REPUBLIKA.CO.ID, JAKARTA -- Badan Program Pembangunan Perserikatan Bangsa-Bangsa memberikan apresiasi terkait program Reducing Emission from Deforestation and Degradation yang dilaksanakan di Indonesia.
"Saya mengapresiasi upaya-upaya Indonesia karena mampu menunda kerusakan hutan dan terus mencari inovasi baru pemanfaatan potensi hutan," kata perwakilan UNDP Helen Clark di New York, seperti dikutip dari siaran pers resmi Kementerian Luar Negeri, Kamis (25/9).
Clark juga setuju atas pernyataan Presiden Susilo Bambang Yudhoyono (SBY) yang menegaskan pentingnya hutan untuk kaum miskin dan termarjinalkan, khususnya kaum perempuan. "Kaum perempuan sering berada dalam kondisi lebih papa dari kaum pria," lanjut dia.
Selain PBB, Norwegia melalui Menteri Lingkungan Hidup Tine Sundtoft juga memuji langkah Indonesia yang akan mengurangi karbon dioksida, dengan bantuan negara-negara sahabat, sebanyak satu miliar ton pada akhir 2020.
REDD+ adalah mekanisme bagi negara-negara dengan hutan primer untuk memerangi perubahan iklim dan pemanasan global dengan mengurangi emisi gas rumah kaca, melestarikan hutan, dan memanfaatkan potensi hutan dengan cara-cara terbarukan.
Sebelumnya, di depan para pimpinan negara sahabat pada Forum Indonesia's REDD+ di New York, AS, Presiden SBY menekankan pentingnya program REDD+ untuk menjaga kenaikan suhu bumi di bawah dua derajat Celcius. "REDD+ adalah mekanisme yang sangat penting jika kita ingin tetap berada di bawah batas dua derajat Celcius di akhir abad ini," kata Presiden.
Salah satu implementasi REDD+ di Indonesia adalah moratorium (penundaan) pengeluaran izin pemanfaatan hutan gambut dan hutan tropis.
"Melalui moratorium ini, Indonesia berhasil melindungi 53 juta hektar lahan.
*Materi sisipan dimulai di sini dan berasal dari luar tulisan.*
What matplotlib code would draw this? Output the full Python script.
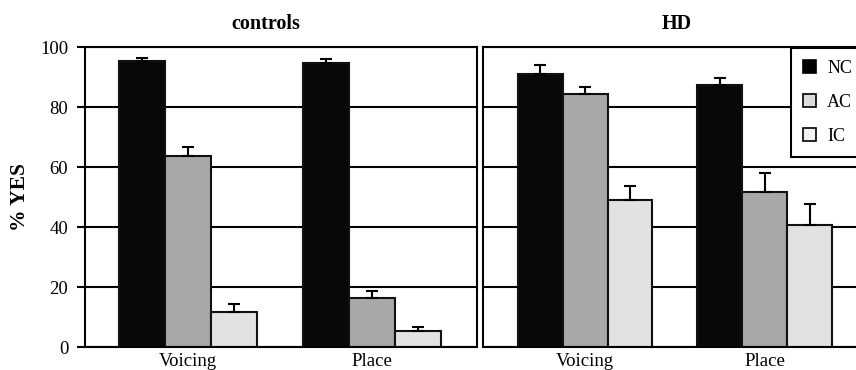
import numpy as np
import matplotlib
matplotlib.use("Agg")
import matplotlib.pyplot as plt
from matplotlib.patches import Patch

plt.rcParams["font.family"] = ["Liberation Serif", "DejaVu Serif"]

# data
categories = ["Voicing", "Place"]
conditions = ["NC", "AC", "IC"]

controls_mean = {"NC": [95.3, 94.8], "AC": [63.7, 16.5], "IC": [11.7, 5.2]}
controls_err = {"NC": [1.1, 1.2], "AC": [3.0, 2.1], "IC": [2.5, 1.5]}

hd_mean = {"NC": [90.9, 87.2], "AC": [84.2, 51.8], "IC": [48.9, 40.6]}
hd_err = {"NC": [3.0, 2.4], "AC": [2.5, 6.1], "IC": [4.9, 7.2]}

colors = {"NC": "#080808", "AC": "#a8a8a8", "IC": "#e2e2e2"}
legend_colors = {"NC": "#000000", "AC": "#dcdcdc", "IC": "#f2f2f2"}

W, H = 856, 370
fig = plt.figure(figsize=(W / 100, H / 100), dpi=100)

axL = fig.add_axes([85 / W, (H - 347) / H, 392 / W, 300 / H])
axR = fig.add_axes([483 / W, (H - 347) / H, 373 / W, 300 / H])

bw = 0.25
x = np.arange(len(categories))


def draw_panel(ax, means, errs):
    for i, c in enumerate(conditions):
        pos = x + (i - 1) * bw
        ax.bar(pos, means[c], width=bw, color=colors[c], edgecolor="#111111",
               linewidth=1.5, zorder=2)
        ax.errorbar(pos, means[c], yerr=[np.zeros(len(errs[c])), errs[c]],
                    fmt="none", ecolor="black", elinewidth=1.5, capsize=4,
                    capthick=1.5, zorder=3)
    ax.set_ylim(0, 100)
    ax.set_yticks(np.arange(0, 101, 20))
    ax.yaxis.grid(True, color="black", linewidth=1.5)
    ax.set_axisbelow(True)
    ax.set_xticks(x)
    ax.set_xticklabels(categories, fontsize=13.5)
    ax.tick_params(axis="x", length=0, pad=4)
    for s in ax.spines.values():
        s.set_linewidth(1.5)


draw_panel(axL, controls_mean, controls_err)
draw_panel(axR, hd_mean, hd_err)

axL.set_xlim(-0.56, 1.57)
axR.set_xlim(-0.567, 1.506)

axL.tick_params(axis="y", direction="out", length=6, width=1.5, labelsize=13.5, pad=6)
axR.tick_params(axis="y", length=0, labelleft=False)
axR.spines["right"].set_visible(False)

axL.set_ylabel("% YES", fontsize=15.5, fontweight="bold")
axL.yaxis.set_label_coords(-0.14, 0.5)

axL.text(0.462, 1.0 + 23 / 300, "controls", transform=axL.transAxes,
         ha="center", va="center", fontsize=14.5, fontweight="bold")
axR.text(0.52, 1.0 + 23 / 300, "HD", transform=axR.transAxes,
         ha="center", va="center", fontsize=14.5, fontweight="bold")

handles = [Patch(facecolor=legend_colors[c], edgecolor="black", linewidth=1.2)
           for c in conditions]
leg = axR.legend(handles, conditions, loc="upper left",
                 bbox_to_anchor=(791 / W, (H - 48) / H),
                 bbox_transform=fig.transFigure, fontsize=13,
                 handlelength=0.75, handleheight=0.75, handletextpad=0.6,
                 labelspacing=0.95, borderpad=0.65, borderaxespad=0,
                 fancybox=False, framealpha=1, edgecolor="black")
leg.get_frame().set_linewidth(1.5)

fig.savefig("out.png", dpi=100)
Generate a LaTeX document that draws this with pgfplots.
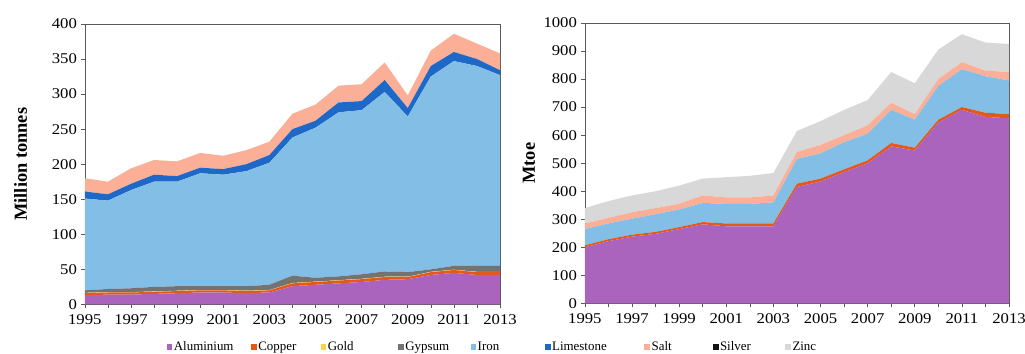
\documentclass[border=0pt]{standalone}
\usepackage{pgfplots}
\pgfplotsset{compat=1.18}
\usepackage{pgfplotstable}
\usepackage{fontspec}
\setmainfont{Liberation Serif}
\definecolor{alu}{RGB}{170,100,190}
\definecolor{cop}{RGB}{228,88,24}
\definecolor{gol}{RGB}{250,210,70}
\definecolor{gyp}{RGB}{115,115,115}
\definecolor{iro}{RGB}{130,190,230}
\definecolor{lim}{RGB}{30,105,200}
\definecolor{sal}{RGB}{250,175,150}
\definecolor{sil}{RGB}{20,20,20}
\definecolor{zin}{RGB}{216,216,216}

\pgfplotstableread{
year alu cop gol gyp iro lim sal
1995 13 3 0.5 3.5 131 10 19
1996 14 3 0.5 4.5 126 9 18
1997 14 3 0.5 5.5 140 9 22
1998 15 3 0.5 6.5 150 10 21
1999 16 3 0.5 6.5 149 8 21
2000 17 3 0.5 5.5 161 8 21
2001 17 3 0.5 5.5 159 8 19
2002 16 3 0.5 6.5 164 10 20
2003 17 3 0.5 7.5 174 11 19
2004 26 4 0.5 10.5 197 12 22
2005 28 4 0.5 5.5 214 10 23
2006 30 4 0.5 5.5 234 14 24
2007 32 4 0.5 6.5 234 13 24
2008 35 4 0.5 7.5 256 17 25
2009 36 3 0.5 6.5 222 12 18
2010 42 4 0.5 3.5 275 15 22
2011 45 4 0.5 5.5 292 13 26
2012 42 4 0.5 8.5 285 10 22
2013 42 4 0.5 8.5 272 7 24
}\tonnes

\pgfplotstableread{
year alu cop iro sal zin
1995 200 7 58 20 55
1996 222 7 56 20 60
1997 238 7 57 23 60
1998 248 7 63 22 60
1999 265 7 63 20 65
2000 282 8 68 27 60
2001 275 10 70 23 72
2002 275 10 70 23 77
2003 275 10 75 25 80
2004 415 12 88 25 75
2005 435 10 90 30 85
2006 468 10 97 25 90
2007 500 10 95 30 90
2008 560 12 118 25 110
2009 545 10 100 20 110
2010 645 10 120 25 105
2011 690 10 135 25 100
2012 665 15 130 20 100
2013 660 15 120 30 100
}\mtoe

\pgfplotsset{
  common/.style={
    scale only axis,
    height=281bp,
    xmin=1995, xmax=2013,
    xtick={1995,1997,...,2013},
    minor xtick={1996,1998,...,2012},
    ymin=0,
    tick align=outside,
    tick pos=left,
    axis line style={gray!70!black, line width=0.6pt},
    major tick length=4bp,
    minor tick length=4bp,
    every tick/.style={gray!70!black, line width=0.6pt},
    /pgf/number format/1000 sep={},
    /pgf/number format/assume math mode=true,
    tick label style={font=\fontsize{15}{17}\selectfont, xscale=1.12},
    xticklabel style={yshift=-3bp},
    ylabel style={font=\fontsize{18.5}{20}\selectfont\bfseries, anchor=center},
    stack plots=y,
    every axis plot/.append style={draw=none},
    legend image code/.code={\fill[##1] (0bp,-2.8bp) rectangle (5.6bp,2.8bp);},
  }
}

\begin{document}
\begin{tikzpicture}
\useasboundingbox (-85bp,-49bp) rectangle (942bp,305bp);
\begin{axis}[common,
  width=416bp,
  ymax=400, ytick={0,50,...,400},
  ylabel={Million tonnes},
  ylabel style={at={(axis description cs:-0.155,0.5)}},
  legend columns=9,
  legend style={at={(axis description cs:0.197,-0.152)}, anchor=west, draw=none, fill=none,
    inner sep=0pt, font=\fontsize{13}{14}\selectfont,
    nodes={inner sep=1.5bp},
    /tikz/every even column/.append style={column sep=0pt},
    /tikz/every odd column/.append style={column sep=0pt}},
]
\addplot[fill=alu] table[x=year,y=alu]{\tonnes} \closedcycle;
\addlegendentry{\makebox[76bp][l]{Aluminium}}
\addplot[fill=cop] table[x=year,y=cop]{\tonnes} \closedcycle;
\addlegendentry{\makebox[61bp][l]{Copper}}
\addplot[fill=gol] table[x=year,y=gol]{\tonnes} \closedcycle;
\addlegendentry{\makebox[69bp][l]{Gold}}
\addplot[fill=gyp] table[x=year,y=gyp]{\tonnes} \closedcycle;
\addlegendentry{\makebox[64bp][l]{Gypsum}}
\addplot[fill=iro] table[x=year,y=iro]{\tonnes} \closedcycle;
\addlegendentry{\makebox[66bp][l]{Iron}}
\addplot[fill=lim] table[x=year,y=lim]{\tonnes} \closedcycle;
\addlegendentry{\makebox[91bp][l]{Limestone}}
\addplot[fill=sal] table[x=year,y=sal]{\tonnes} \closedcycle;
\addlegendentry{\makebox[60bp][l]{Salt}}
\addlegendimage{fill=sil}
\addlegendentry{\makebox[64bp][l]{Silver}}
\addlegendimage{fill=zin}
\addlegendentry{Zinc}
\end{axis}
\begin{axis}[common,
  at={(501bp,1bp)},
  width=425bp,
  ymax=1000, ytick={0,100,...,1000},
  ylabel={Mtoe},
  ylabel style={at={(axis description cs:-0.132,0.5)}},
]
\addplot[fill=alu] table[x=year,y=alu]{\mtoe} \closedcycle;
\addplot[fill=cop] table[x=year,y=cop]{\mtoe} \closedcycle;
\addplot[fill=iro] table[x=year,y=iro]{\mtoe} \closedcycle;
\addplot[fill=sal] table[x=year,y=sal]{\mtoe} \closedcycle;
\addplot[fill=zin] table[x=year,y=zin]{\mtoe} \closedcycle;
\end{axis}
\end{tikzpicture}
\end{document}
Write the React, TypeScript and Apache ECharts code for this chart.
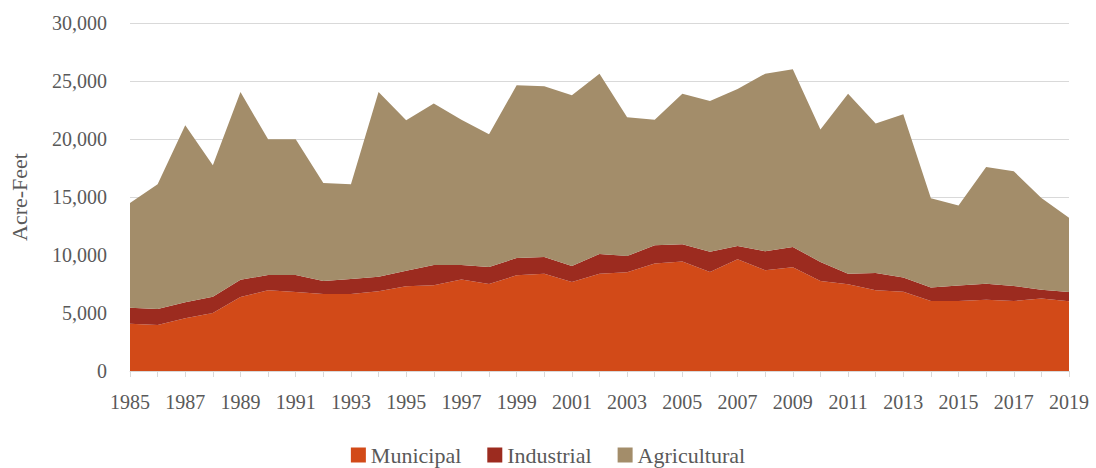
import React, { useEffect, useRef } from "react";
import * as echarts from "echarts";

const years = [
  "1985","1986","1987","1988","1989","1990","1991","1992","1993","1994",
  "1995","1996","1997","1998","1999","2000","2001","2002","2003","2004",
  "2005","2006","2007","2008","2009","2010","2011","2012","2013","2014",
  "2015","2016","2017","2018","2019",
];

const municipal = [
  4080, 3970, 4540, 5000, 6380, 6960, 6810, 6640, 6640, 6870,
  7300, 7390, 7880, 7500, 8250, 8390, 7670, 8390, 8510, 9260,
  9430, 8530, 9630, 8680, 8940, 7760, 7470, 6960, 6840, 6030,
  6030, 6150, 6030, 6240, 6010,
];

const industrial = [
  1380, 1380, 1380, 1410, 1490, 1320, 1470, 1120, 1290, 1260,
  1350, 1750, 1260, 1470, 1490, 1440, 1380, 1700, 1400, 1580,
  1490, 1760, 1150, 1640, 1750, 1640, 920, 1490, 1210, 1160,
  1330, 1380, 1300, 770, 800,
];

const agricultural = [
  9020, 10740, 15260, 11320, 16180, 11690, 11690, 8450, 8160, 15920,
  12960, 13910, 12530, 11430, 14890, 14710, 14720, 15540, 11960, 10830,
  12990, 12990, 13530, 15310, 15320, 11410, 15520, 12880, 14080, 7700,
  6900, 10060, 9890, 7900, 6410,
];

const seriesNames = ["Municipal", "Industrial", "Agricultural"];
const colors = ["#D24A18", "#9C2B1F", "#A38D6A"];

const FONT = "'Liberation Serif', 'DejaVu Serif', serif";
const TEXT = "#595959";

export default function App() {
  const ref = useRef<HTMLDivElement>(null);

  useEffect(() => {
    if (!ref.current) return;
    const chart = echarts.init(ref.current, undefined, { renderer: "svg" });
    const data = [municipal, industrial, agricultural];
    chart.setOption({
      animation: false,
      color: colors,
      textStyle: { fontFamily: FONT, color: TEXT },
      grid: {
        left: 130,
        right: 27,
        top: 23,
        bottom: 97,
        containLabel: false,
        outerBoundsMode: "none",
      },
      legend: {
        data: seriesNames,
        top: 444,
        left: "center",
        icon: "rect",
        itemWidth: 15,
        itemHeight: 15,
        itemGap: 26,
        padding: 0,
        textStyle: { fontFamily: FONT, fontSize: 22, lineHeight: 22, color: TEXT },
      },
      xAxis: {
        type: "category",
        data: years,
        boundaryGap: false,
        axisLine: { lineStyle: { color: "#D9D9D9", width: 1 } },
        axisTick: { show: true, alignWithLabel: true, interval: 0, length: 6, lineStyle: { color: "#D9D9D9" } },
        axisLabel: { interval: 1, fontSize: 20, color: TEXT, fontFamily: FONT, margin: 21 },
        splitLine: { show: false },
      },
      yAxis: {
        type: "value",
        min: 0,
        max: 30000,
        interval: 5000,
        name: "Acre-Feet",
        nameLocation: "middle",
        nameGap: 100,
        nameRotate: 90,
        nameTextStyle: { fontSize: 22, color: TEXT, fontFamily: FONT },
        axisLine: { show: false },
        axisTick: { show: false },
        axisLabel: {
          fontSize: 20,
          color: TEXT,
          fontFamily: FONT,
          margin: 23,
          formatter: (v: number) => v.toLocaleString("en-US"),
        },
        splitLine: { lineStyle: { color: "#D9D9D9", width: 1 } },
      },
      series: seriesNames.map((name, i) => ({
        name,
        type: "line",
        stack: "total",
        data: data[i],
        symbol: "none",
        lineStyle: { width: 0 },
        areaStyle: { color: colors[i], opacity: 1 },
        itemStyle: { color: colors[i] },
      })),
    });
    return () => chart.dispose();
  }, []);

  return (
    <div
      ref={ref}
      style={{ position: "absolute", left: 0, top: 0, width: 1096, height: 468 }}
    />
  );
}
Karena hasilnya positif, moratorium diperpanjang hingga tahun 2015 untuk menurunkan tingkat penggundulan dan kerusakan hutan secara drastis," tutur Presiden.
Menurut Presiden SBY ada empat pelajaran yang bisa dipetik dari implementasi REDD+ untuk Indonesia. "Pertama adalah perubahan cara berpikir tentang pemanfaatan hutan. Kedua perlunya melindungi komunitas lokal," papar SBY.
Ketiga, Presiden melanjutkan, harus melibatkan berbagai macam pemangku kepentingan: sektor swasta, LSM, masyarakat lokal dan pemerintah. Dan terakhir peran pemerintah yang kuat sebagai regulator.